El chico que puso hélices al viento, de William Kamhwamba y Bryan Mealer
Cuando uno vive en una pequeñísima aldea de un país como Malaui no se tienen muchas papeletas como para recibir una formación de calidad o, mejor dicho, medianamente aceptable. Primero, sin lugar a dudas, está comer. Sin embargo, este ambiente tan adverso no fue impedimento para que William Kamhwamba, un chaval de 14 años fascinado por la ciencia y, en concreto, por la electricidad, se propusiera (y consiguiera) que su familia dispusiera de electricidad y agua corriente. ¿Cómo? pues construyendo un molinillo eléctrico a base de materiales de desecho y chatarra y con la única ayuda de un puñado de libros prestados. Ahí es nada.
La historia de este auténtico emprendedor, salió publicada en “The wall street journal” llamando la atención del periodista Bryan Mealer que presto se puso en contacto con Kamhwamba y, juntos, escribieron esta alentadora novela documental convertida en best seller a nivel mundial.
A priori, no suelo ser muy de leer libros de historias de superación personal, más que nada porque, en ocasiones, el afán del escritor por acercar al lector las dificultades por las que ha tenido que pasar y a las que ha tenido que hacer frente el protagonista, han convertido la novela en un dramón de padre y muy señor mío y, en mi opinión, no corren buenos tiempos como para abandonarse al drama.
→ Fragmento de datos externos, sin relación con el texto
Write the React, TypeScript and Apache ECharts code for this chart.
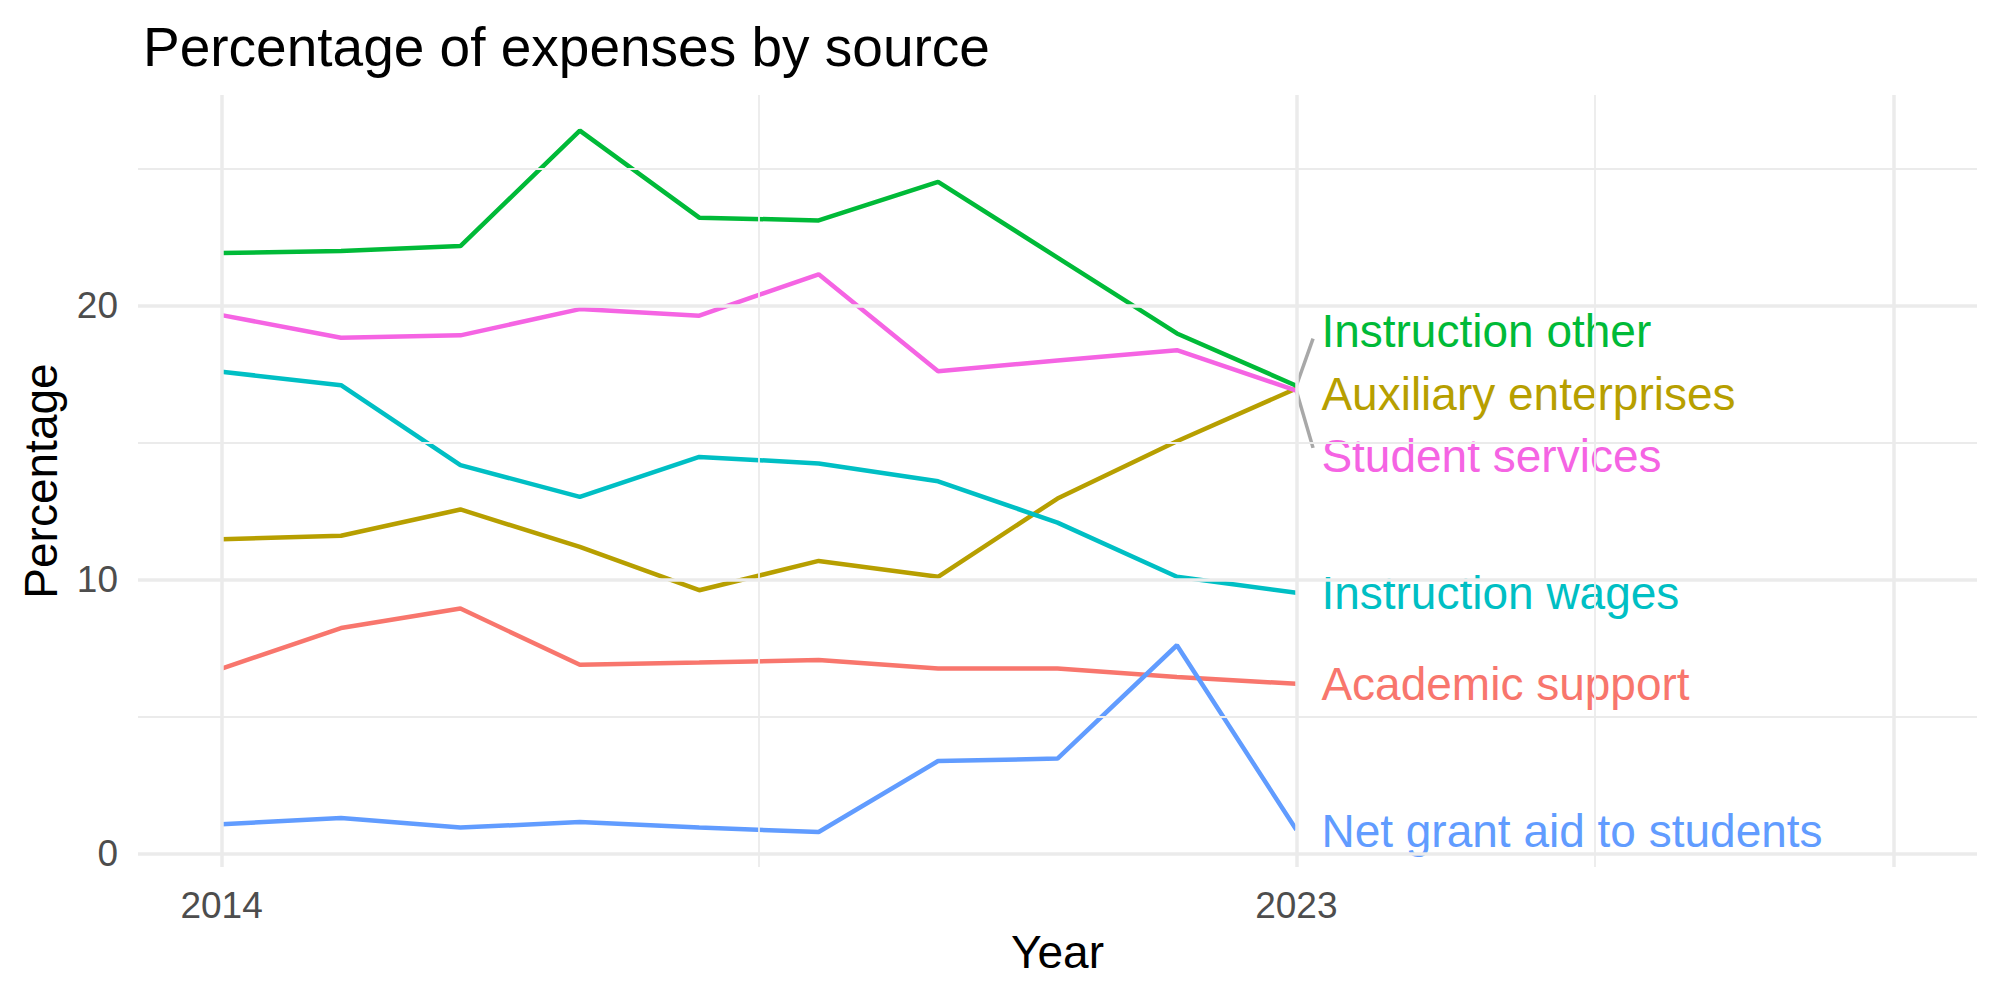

Sin embargo, cuando leí por encima la historia de William algo en mi interior me dijo que debía leer “El chico que puso hélices al viento”. Sinceramente, creo que se trataba de un choque de manos entre mi “yo científico” y mi “yo literario” en el momento en el que se cerraban el acuerdo. El caso es que mi “yo diario” supo interpretar a la perfección las señales que se encontró en su camino y ¡voilá! tuve acceso a una de las historias más bonitas, y motivadoras que he leído en los últimos tiempos.
Narrada en primera persona por el propio William, “El chico que puso hélices al viento” constituye no sólo una oda a la tenacidad y a la búsqueda del saber y del conocimiento aplicado sino un testimonio en el que se ponen de manifiesto las peculiaridades de la vida en un entorno puramente tribal en el que el hambre extrema marca el devenir diario de la gente. Quizás para mí, lo más especial de este libro radica en la sencillez de la narración, propia de aquel que sabe que ha hecho algo grande y al que le ha llegado una notoriedad que no ha buscado y cuya única pretensión (que nunca perdió de vista) es mejorar las condiciones de vida a su alrededor. Es la grandeza del que decide que con las cartas que tiene en la mano, aunque malas, pueden constituir una buena jugada. Y, sobre todo, esta novela es especial porque a pesar de la lejanía geográfica y las grandes diferencias culturales, la historia de William Kamhwamba es próxima al lector: es imposible no conectar con ella.